From a humanitarian perspective, the highpoints of international law in the twentieth century may well have been the Post World War II military tribunals (especially Nuremberg) and the adoption of the Statute of the International Criminal Court (ICC) in 1998. Since the mid-1990s, a variety of other criminal tribunals have been set up including those dealing with the situations in: the former Yugoslavia, Rwanda, Sierra Leone, East Timor, Cambodia and Lebanon. The ICC, in particular, has transformed the way in which we think about the international legal order, while at the same time opening up immense challenges for those who wish to see a functioning and credible globalized system of international criminal justice. This is an advanced seminar for students who already have a basic knowledge of the international criminal justice system. It focuses on both the substantive international criminal law and on the courts and tribunals set up to enforce it. In terms of crimes, we will concentrate on genocide, crimes against humanity and war crimes. The course will be co-taught with Alison Cole who has worked for many of these tribunals and is currently the Open Society Justice Initiative’s legal officer for international justice, and will closely track current developments in the field. We will also be inviting a range of experts involved in the field to participate and make presentations in the seminar.

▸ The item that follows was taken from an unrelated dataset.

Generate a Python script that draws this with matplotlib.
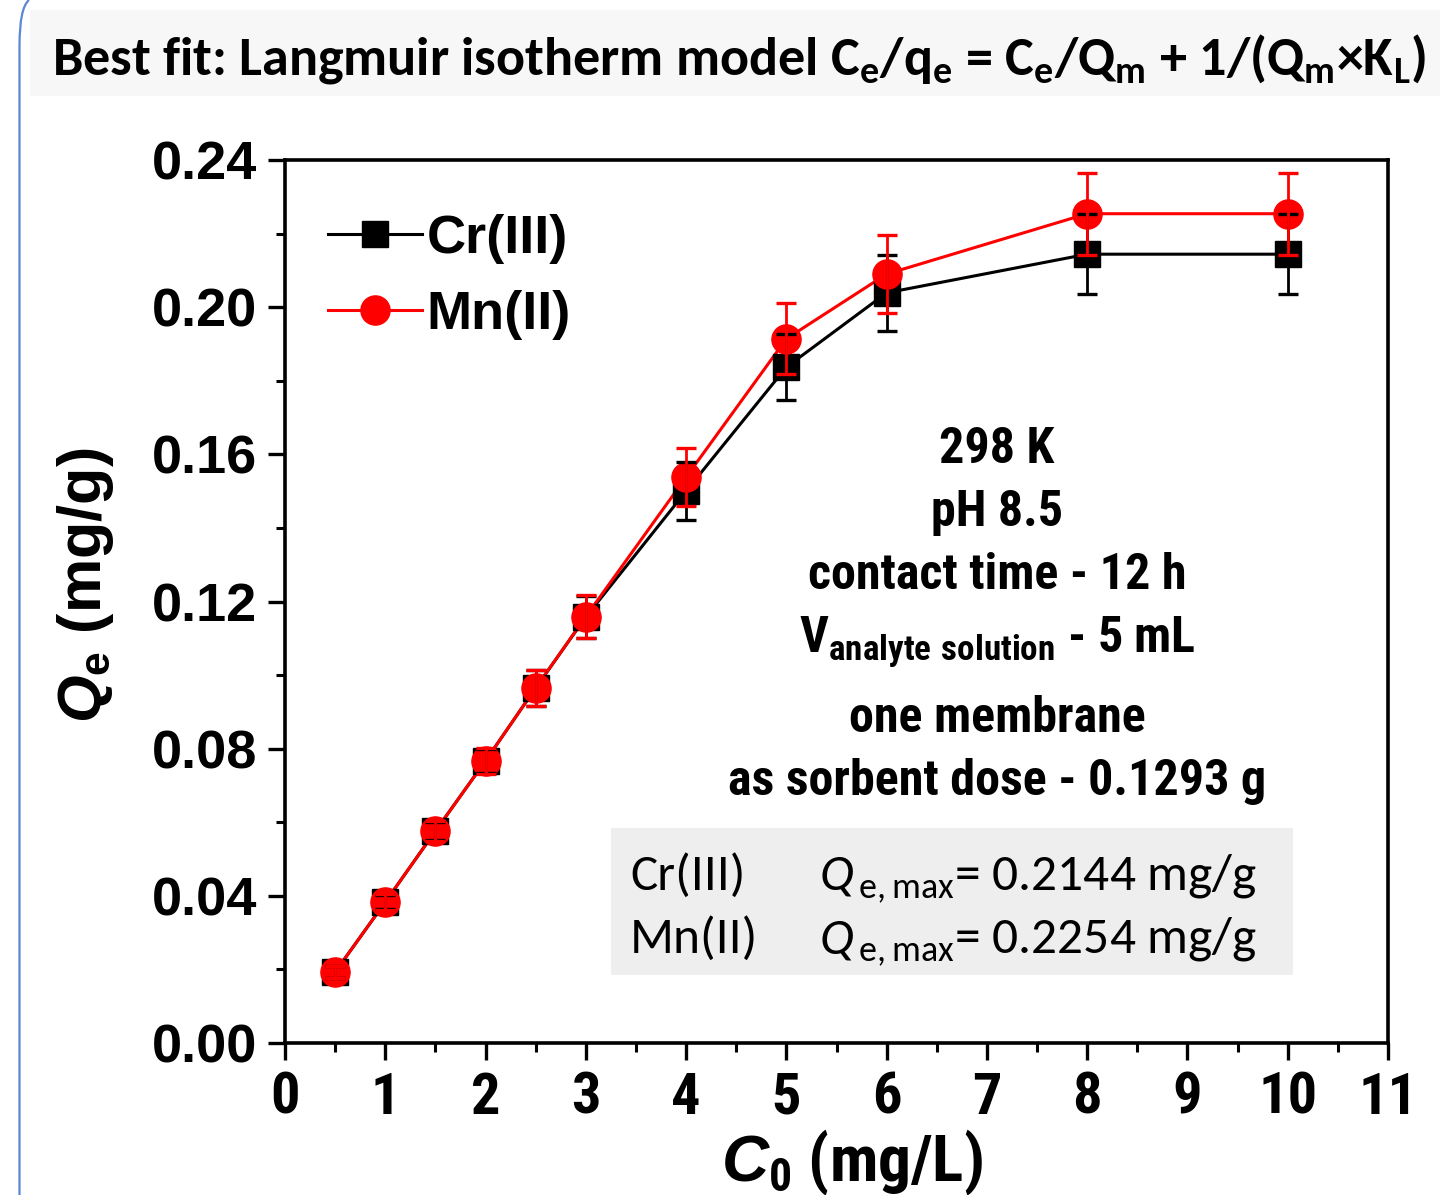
import numpy as np
import matplotlib
matplotlib.use('Agg')
import matplotlib.pyplot as plt
from matplotlib import font_manager as fm
from matplotlib.font_manager import FontProperties
from matplotlib.patches import Rectangle, PathPatch
from matplotlib.path import Path
from matplotlib.lines import Line2D
from matplotlib.ticker import MultipleLocator, FormatStrFormatter

# ---------------- data ----------------
C0 = [0.5, 1, 1.5, 2, 2.5, 3, 4, 5, 6, 8, 10]
Cr = [0.0193, 0.0383, 0.0576, 0.0767, 0.0965, 0.1158, 0.1500, 0.1837, 0.2039, 0.2144, 0.2144]
Cr_err = [0.0015, 0.0020, 0.0025, 0.0033, 0.0049, 0.0057, 0.0078, 0.0090, 0.0103, 0.0108, 0.0108]
Mn = [0.0193, 0.0383, 0.0576, 0.0767, 0.0965, 0.1159, 0.1538, 0.1914, 0.2090, 0.2254, 0.2254]
Mn_err = [0.0017, 0.0022, 0.0027, 0.0035, 0.0050, 0.0058, 0.0078, 0.0096, 0.0105, 0.0112, 0.0112]
series_labels = ['Cr(III)', 'Mn(II)']
xticks = list(range(0, 12))
yticks = [0.00, 0.04, 0.08, 0.12, 0.16, 0.20, 0.24]
cond_lines = ['298 K', 'pH 8.5', 'contact time - 12 h',
              r'V$_\mathregular{analyte\ solution}$ - 5 mL',
              'one membrane', 'as sorbent dose - 0.1293 g']
qmax_vals = ['0.2144', '0.2254']

# ---------------- fonts ----------------
names = {f.name for f in fm.fontManager.ttflist}
def pick(cands):
    for c in cands:
        if c in names:
            return c
    return 'DejaVu Sans'
ARIAL = pick(['Liberation Sans', 'Arial'])
NARROW = pick(['Liberation Sans Narrow', 'Arial Narrow', 'Roboto Condensed',
               'DejaVu Sans Condensed', 'Liberation Sans'])
CALIBRI = pick(['Carlito', 'Calibri', 'Lato', 'Open Sans'])

plt.rcParams['mathtext.fontset'] = 'custom'
plt.rcParams['mathtext.it'] = f'{ARIAL}:italic:bold'
plt.rcParams['mathtext.rm'] = ARIAL
plt.rcParams['mathtext.bf'] = f'{ARIAL}:bold'

W, H = 1440, 1195
fig = plt.figure(figsize=(W / 100, H / 100), dpi=100)
def fx(x): return x / W
def fy(y): return 1 - y / H

# title band
fig.patches.append(Rectangle((fx(30), fy(96)), fx(1440) - fx(30), fy(10) - fy(96),
                             transform=fig.transFigure, facecolor='#F7F7F7',
                             edgecolor='none', zorder=0))
fig.text(fx(52), fy(74),
         r'Best fit: Langmuir isotherm model C$_\mathregular{e}$/q$_\mathregular{e}$ = '
         r'C$_\mathregular{e}$/Q$_\mathregular{m}$ + 1/(Q$_\mathregular{m}$×K$_\mathregular{L}$)',
         family=CALIBRI, weight='bold', fontsize=39, ha='left', va='baseline')

# blue border on the left
verts = [(fx(19.5), fy(1195)), (fx(19.5), fy(45)), (fx(19.5), fy(8)), (fx(29), fy(0))]
codes = [Path.MOVETO, Path.LINETO, Path.CURVE3, Path.CURVE3]
fig.patches.append(PathPatch(Path(verts, codes), transform=fig.transFigure,
                             facecolor='none', edgecolor='#5B87D6', lw=1.6))

# axes
ax = fig.add_axes([fx(285), fy(1043), fx(1388) - fx(285), fy(160) - fy(1043)])
ax.set_xlim(0, 11)
ax.set_ylim(0, 0.24)

ax.plot(C0, Cr, '-', color='black', lw=2.2, zorder=2)
ax.plot(C0, Mn, '-', color='red', lw=2.2, zorder=3)
ax.plot(C0, Cr, 's', color='black', ms=18.5, zorder=4, clip_on=False)
ax.plot(C0, Mn, 'o', color='red', ms=21, zorder=5, clip_on=False)
ax.errorbar(C0, Cr, yerr=Cr_err, fmt='none', ecolor='black', elinewidth=2.0,
            capsize=7, capthick=2.4, zorder=6, clip_on=False)
ax.errorbar(C0, Mn, yerr=Mn_err, fmt='none', ecolor='red', elinewidth=2.0,
            capsize=7, capthick=2.4, zorder=7, clip_on=False)

for s in ax.spines.values():
    s.set_linewidth(2.6)
ax.set_xticks(xticks)
ax.set_yticks(yticks)
ax.xaxis.set_minor_locator(MultipleLocator(0.5))
ax.yaxis.set_minor_locator(MultipleLocator(0.02))
ax.yaxis.set_major_formatter(FormatStrFormatter('%.2f'))
ax.tick_params(which='major', direction='out', length=12, width=2.4,
               top=False, right=False)
ax.tick_params(which='minor', direction='out', length=6.5, width=2.2,
               top=False, right=False)
ax.tick_params(axis='y', which='major', pad=8)
ax.tick_params(axis='x', which='major', pad=8)
for lab in ax.get_yticklabels():
    lab.set_fontproperties(FontProperties(family=ARIAL, weight='bold', size=39))
for lab in ax.get_xticklabels():
    lab.set_fontproperties(FontProperties(family=NARROW, weight='bold', size=42))

# axis labels
fig.text(fx(852), fy(1181), r'$\mathit{C}_\mathregular{0}$ (mg/L)',
         family=NARROW, weight='bold', fontsize=47, ha='center', va='baseline')
fig.text(fx(86), fy(585), r'$\mathit{Q}_\mathregular{e}$ (mg/g)',
         family=ARIAL, weight='bold', fontsize=44, rotation=90,
         ha='center', va='center')

# legend
def ax_xy(px, py):
    return ((px - 285) / (1388 - 285), (1043 - py) / (1043 - 160))
h1 = Line2D([], [], color='black', lw=2.2, marker='s', ms=18.5)
h2 = Line2D([], [], color='red', lw=2.2, marker='o', ms=21)
ax.legend([h1, h2], series_labels, loc='center left', bbox_to_anchor=ax_xy(328, 277),
          frameon=False, prop=FontProperties(family=ARIAL, weight='bold', size=39),
          handlelength=1.74, handletextpad=0.08, labelspacing=0.48,
          borderpad=0, borderaxespad=0)

# experimental conditions
base_y = [463, 526, 589, 652, 732, 795]
for txt, by in zip(cond_lines, base_y):
    fig.text(fx(997), fy(by), txt, family=NARROW, weight='bold', fontsize=36,
             ha='center', va='baseline')

# Qmax box
fig.patches.append(Rectangle((fx(611), fy(975)), fx(1293) - fx(611), fy(828) - fy(975),
                             transform=fig.transFigure, facecolor='#EEEEEE',
                             edgecolor='none', zorder=1))
for lab, val, by in zip(series_labels, qmax_vals, [890, 953]):
    fig.text(fx(630), fy(by), lab, family=CALIBRI, fontsize=37, ha='left',
             va='baseline', zorder=3)
    fig.text(fx(820), fy(by), 'Q', family=CALIBRI, style='italic', fontsize=37,
             ha='left', va='baseline', zorder=3)
    fig.text(fx(858), fy(by), r'$_\mathregular{e,max}$= ' + val + ' mg/g',
             family=CALIBRI, fontsize=37, ha='left', va='baseline', zorder=3)

fig.savefig('out.png', dpi=100)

The course provides an introduction to human rights, as one of the dominant discourses in international law and international relations, as well as at the national level in many countries. It examines the historical origins of the concept, its international legal underpinnings, and the political and other dynamics that have driven the expansion of the regime, as well as those factors that have sought to undermine it. The course focuses mainly on the principal international actors operating under the auspices of the United Nations. It thus looks at the political organs such as the Security Council and the Human Rights Council, the bodies monitoring states’ treaty obligations such as those dealing with civil and political rights, torture, women, and racism, and the key institutional actors such as the UN Secretary-General and the High Commissioner for Human Rights. In order to bring some of the issues alive we go into depth on subjects such as women’s rights, summary executions, disappearances, arbitrary detention, LGBT rights, democratization, and the human rights responsibilities of non-state actors such as corporations. The broader themes running through the course include the challenge of cultural imperialism, the relationship between rights and duties, the extent to which private actors can have human rights obligations, the relationship between a robust human rights regime and respect for state sovereignty, and the challenges posed by twenty-first century forms of terrorism.
This is an overview course which aims to give students a sense of traditional theories of international law as well as, perhaps more importantly, a sense of how the doctrine, institutions and methodologies of international law have responded to the dramatic changes that have affected the international community over the past two decades or so. Topics may include: the nature and sources of international law, the application of international law in domestic courts, recognition of states and governments, territorial disputes, the law of the sea, jurisdiction, state responsibility for breaches, the law of treaties, human rights, the peaceful settlement of disputes, and the use of armed force. The course content will also be responsive to major current developments in the field.